Paris conserve "une totale confiance dans la solidité de l'économie américaine et ses fondamentaux", a assuré le ministre français de l'Économie, François Baroin.

Le ministre britannique du Commerce, Vince Cable, a jugé "complètement prévisible" la dégradation de la note, après la bataille au Congrès américain, avant d'ajouter que "la situation des États-Unis est assez solide". "Ces gens ne sont certainement pas en position d'émettre un jugement", a brocardé à propos de Standard and Poor's le prix Nobel d'économie Paul Krugman, rappelant les "AAA" distribués par l'agence et ses concurrentes aux produits "toxiques" à l'origine du krach mondial de l'automne 2008.

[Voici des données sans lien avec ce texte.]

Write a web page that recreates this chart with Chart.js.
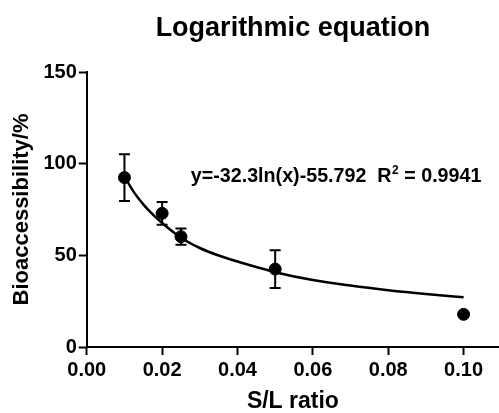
<!DOCTYPE html>
<html>
<head>
<meta charset="utf-8">
<script src="https://cdn.jsdelivr.net/npm/chart.js@4/dist/chart.umd.min.js"></script>
<style>
  html, body { margin: 0; padding: 0; background: #fff; }
  #wrap { width: 499px; height: 413px; }
</style>
</head>
<body>
<div id="wrap"><canvas id="c"></canvas></div>
<script>
// values
const ratio = [0.01, 0.02, 0.025, 0.05, 0.1];
const bioMean = [92.4, 72.9, 60.2, 42.5, 17.8];
const bioErr = [12.7, 6.2, 4.4, 10.3, 0];

// fitted curve
const fitX = [0.01, 0.0125, 0.015, 0.0175, 0.02, 0.025, 0.03, 0.035, 0.04, 0.045, 0.05, 0.06, 0.07, 0.08, 0.09, 0.1];
const fitY = [92.9, 84.5, 77.8, 72.3, 67.6, 59.6, 54.0, 49.9, 46.6, 43.6, 40.8, 36.5, 33.5, 31.0, 28.9, 27.1];

const xTicks = [0, 0.02, 0.04, 0.06, 0.08, 0.10];
const yTicks = [0, 50, 100, 150];
const TITLE = "Logarithmic equation";
const EQ_TEXT = "y=-32.3ln(x)-55.792  R";
const R2_TEXT = " = 0.9941";

const FONT = "'Liberation Sans', Arial, sans-serif";

// error bars: vertical line + caps, through the chart's own scales
const errorBars = {
  id: "errorBars",
  beforeDatasetsDraw(chart) {
    const { ctx, scales: { x, y } } = chart;
    ctx.save();
    ctx.strokeStyle = "#000";
    ctx.lineWidth = 2;
    ratio.forEach((r, i) => {
      if (!bioErr[i]) return;
      const px = x.getPixelForValue(r);
      const top = y.getPixelForValue(bioMean[i] + bioErr[i]);
      const bot = y.getPixelForValue(bioMean[i] - bioErr[i]);
      ctx.beginPath();
      ctx.moveTo(px, top); ctx.lineTo(px, bot);
      ctx.moveTo(px - 5.5, top); ctx.lineTo(px + 5.5, top);
      ctx.moveTo(px - 5.5, bot); ctx.lineTo(px + 5.5, bot);
      ctx.stroke();
    });
    ctx.restore();
  },
};

// title centred over the plot area (not the whole canvas) + equation label
const labels = {
  id: "labels",
  afterDatasetsDraw(chart) {
    const { ctx, chartArea, scales: { x, y } } = chart;
    ctx.save();
    ctx.fillStyle = "#000";
    ctx.textBaseline = "alphabetic";

    ctx.textAlign = "center";
    ctx.font = "bold 27px " + FONT;
    ctx.fillText(TITLE, (chartArea.left + chartArea.right) / 2, 36);

    ctx.textAlign = "left";
    let px = x.getPixelForValue(0.0276);
    const py = y.getPixelForValue(90);
    ctx.font = "bold 19.7px " + FONT;
    ctx.fillText(EQ_TEXT, px, py);
    px += ctx.measureText(EQ_TEXT).width;
    ctx.font = "bold 12px " + FONT;
    ctx.fillText("2", px + 0.5, py - 8);
    px += ctx.measureText("2").width + 0.5;
    ctx.font = "bold 19.7px " + FONT;
    ctx.fillText(R2_TEXT, px, py);
    ctx.restore();
  },
};

new Chart(document.getElementById("c"), {
  type: "scatter",
  data: {
    datasets: [
      {
        type: "line",
        data: fitX.map((v, i) => ({ x: v, y: fitY[i] })),
        borderColor: "#000",
        borderWidth: 2.5,
        pointRadius: 0,
        cubicInterpolationMode: "monotone",
        fill: false,
      },
      {
        data: ratio.map((v, i) => ({ x: v, y: bioMean[i] })),
        backgroundColor: "#000",
        borderColor: "#000",
        pointRadius: 6,
        pointHoverRadius: 6,
      },
    ],
  },
  options: {
    responsive: true,
    maintainAspectRatio: false,
    animation: false,
    layout: { autoPadding: false, padding: { left: 9, right: 0, top: 72, bottom: 0 } },
    plugins: {
      legend: { display: false },
      tooltip: { enabled: false },
      title: { display: false },
    },
    scales: {
      x: {
        type: "linear",
        min: 0,
        max: 0.1094,
        afterBuildTicks: (s) => { s.ticks = xTicks.map((v) => ({ value: v })); },
        border: { display: true, color: "#000", width: 2 },
        grid: { drawOnChartArea: false, drawTicks: true, tickLength: 8, tickWidth: 2, tickColor: "#000" },
        ticks: {
          color: "#000",
          padding: 3,
          font: { family: FONT, size: 20, weight: "bold" },
          callback: (v) => v.toFixed(2),
        },
        title: {
          display: true,
          text: "S/L ratio",
          color: "#000",
          font: { family: FONT, size: 23, weight: "bold", lineHeight: 1 },
          padding: { top: 5, bottom: 0 },
        },
      },
      y: {
        min: 0,
        max: 150,
        afterBuildTicks: (s) => { s.ticks = yTicks.map((v) => ({ value: v })); },
        border: { display: true, color: "#000", width: 2 },
        grid: { drawOnChartArea: false, drawTicks: true, tickLength: 8, tickWidth: 2, tickColor: "#000" },
        ticks: {
          color: "#000",
          padding: 2,
          font: { family: FONT, size: 20, weight: "bold" },
        },
        title: {
          display: true,
          text: "Bioaccessibility/%",
          color: "#000",
          font: { family: FONT, size: 22, weight: "bold" },
          padding: { top: 0, bottom: 6 },
        },
      },
    },
  },
  plugins: [errorBars, labels],
});
</script>
</body>
</html>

L'abaissement de la note des États-Unis a été annoncé alors que les marchés étaient fermés pour le week-end après une semaine noire qui a vu les principaux indices boursiers de la planète plonger : -13% en une semaine à Francfort, -11% à Paris, -10% à Londres. À Wall Street, l'indice Dow Jones a cédé 5,75%, signant sa pire semaine depuis mars 2009.

Sur le marché de la dette, la prime que doivent payer l'Italie et l'Espagne a atteint des records. Dos au mur, M. Berlusconi a annoncé le 5 août l'accélération des mesures d'austérité "dans le but d'arriver à l'équilibre budgétaire" dès 2013, et non plus 2014. En contrepartie de cet engagement, la Banque centrale européenne (BCE) est d'accord pour commencer à acheter des obligations d'État italiennes à partir du 8 août, a affirmé le ministre italien des réformes institutionnelles Umberto Bossi.

Ces annonces visent à rassurer des marchés inquiets de ne pas voir appliquées au plus vite les décisions prises par la zone euro lors de son sommet du 21 juillet.

Autre inquiétude, les dissonances au sein de l'Union monétaire. Le ministre allemand de l'Économie, Philipp Rösler, s'est montré le 6 août sceptique quant à la demande du président de la Commission européenne José Manuel Barroso de réévaluer les capacités du Fonds européen de soutien. "Rouvrir le débat juste deux semaines après le sommet ne paraît pas la solution appropriée pour calmer les marchés", a-t-il prévenu.